'''
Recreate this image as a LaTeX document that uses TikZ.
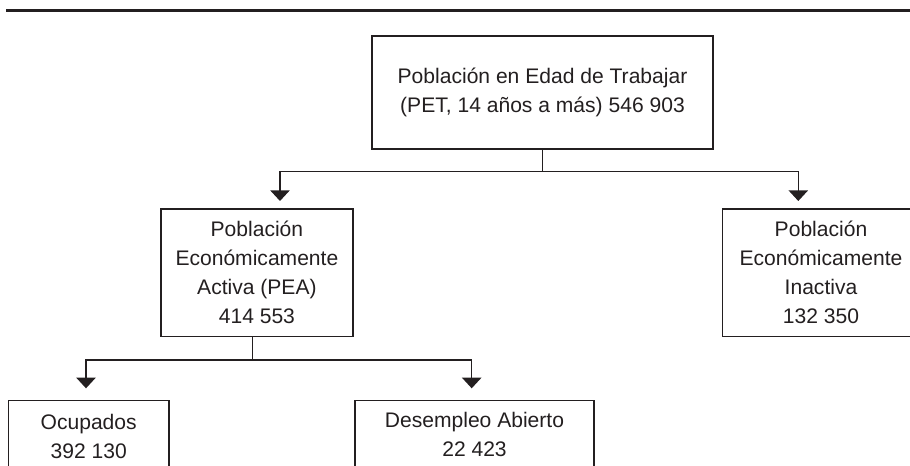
\documentclass[tikz,border=0pt]{standalone}
\usepackage{fontspec}
\setmainfont{Liberation Sans}
\usetikzlibrary{arrows.meta}
\definecolor{tinta}{HTML}{231F20}

\begin{document}
\begin{tikzpicture}[x=0.75pt,y=-0.75pt,
    caja/.style={draw=tinta,line width=1.2pt,text=tinta,align=center,inner sep=0pt,
      font=\fontsize{15.8}{21.75}\selectfont},
    linea/.style={draw=tinta,line width=1.1pt},
    flecha/.style={linea,-{Triangle[width=14.5pt,length=8pt]}}]
  \useasboundingbox (0,0) rectangle (910,465);
  \clip (0,0) rectangle (910,465);
  % regla superior
  \draw[tinta,line width=2.2pt] (6,10.7) -- (910,10.7);

  % cajas
  \node[caja,minimum width=255.75pt,minimum height=84.75pt] (pet) at (542.5,92.5)
    {Población en Edad de Trabajar\\ (PET, 14 años a más) 546 903};
  \node[caja,minimum width=144pt,minimum height=95.8pt] (pea) at (256.9,272.8)
    {Población\\ Económicamente\\ Activa (PEA)\\ 414 553};
  \node[caja,minimum width=147.5pt,minimum height=95.8pt] (pei) at (821,272.8)
    {Población\\ Económicamente\\ Inactiva\\ 132 350};
  \node[caja,minimum width=120.5pt,minimum height=53pt] (ocu) at (88.7,436)
    {Ocupados\\ 392 130};
  \node[caja,minimum width=179.25pt,minimum height=50pt] (des) at (474.5,434)
    {Desempleo Abierto\\ 22 423};

  % conectores
  \coordinate (nPET) at (542.5,171.5);
  \coordinate (aPEA) at (280,201);
  \coordinate (aPEI) at (798.3,201);
  \draw[linea] (pet.south) -- (nPET);
  \draw[flecha] (nPET) -| (aPEA);
  \draw[flecha] (nPET) -| (aPEI);

  \coordinate (nPEA) at (252.3,360);
  \coordinate (aOCU) at (86,388.3);
  \coordinate (aDES) at (471.7,388.3);
  \draw[linea] (nPEA |- pea.south) -- (nPEA);
  \draw[flecha] (nPEA) -| (aOCU);
  \draw[flecha] (nPEA) -| (aDES);
\end{tikzpicture}
\end{document}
'''
Direction: The listing above must be printed again exactly, minus its pictures.

Expected output:
Recreate this image as a LaTeX document that uses TikZ.
\documentclass[tikz,border=0pt]{standalone}
\usepackage{fontspec}
\setmainfont{Liberation Sans}
\usetikzlibrary{arrows.meta}
\definecolor{tinta}{HTML}{231F20}

\begin{document}
\begin{tikzpicture}[x=0.75pt,y=-0.75pt,
    caja/.style={draw=tinta,line width=1.2pt,text=tinta,align=center,inner sep=0pt,
      font=\fontsize{15.8}{21.75}\selectfont},
    linea/.style={draw=tinta,line width=1.1pt},
    flecha/.style={linea,-{Triangle[width=14.5pt,length=8pt]}}]
  \useasboundingbox (0,0) rectangle (910,465);
  \clip (0,0) rectangle (910,465);
  % regla superior
  \draw[tinta,line width=2.2pt] (6,10.7) -- (910,10.7);

  % cajas
  \node[caja,minimum width=255.75pt,minimum height=84.75pt] (pet) at (542.5,92.5)
    {Población en Edad de Trabajar\\ (PET, 14 años a más) 546 903};
  \node[caja,minimum width=144pt,minimum height=95.8pt] (pea) at (256.9,272.8)
    {Población\\ Económicamente\\ Activa (PEA)\\ 414 553};
  \node[caja,minimum width=147.5pt,minimum height=95.8pt] (pei) at (821,272.8)
    {Población\\ Económicamente\\ Inactiva\\ 132 350};
  \node[caja,minimum width=120.5pt,minimum height=53pt] (ocu) at (88.7,436)
    {Ocupados\\ 392 130};
  \node[caja,minimum width=179.25pt,minimum height=50pt] (des) at (474.5,434)
    {Desempleo Abierto\\ 22 423};

  % conectores
  \coordinate (nPET) at (542.5,171.5);
  \coordinate (aPEA) at (280,201);
  \coordinate (aPEI) at (798.3,201);
  \draw[linea] (pet.south) -- (nPET);
  \draw[flecha] (nPET) -| (aPEA);
  \draw[flecha] (nPET) -| (aPEI);

  \coordinate (nPEA) at (252.3,360);
  \coordinate (aOCU) at (86,388.3);
  \coordinate (aDES) at (471.7,388.3);
  \draw[linea] (nPEA |- pea.south) -- (nPEA);
  \draw[flecha] (nPEA) -| (aOCU);
  \draw[flecha] (nPEA) -| (aDES);
\end{tikzpicture}
\end{document}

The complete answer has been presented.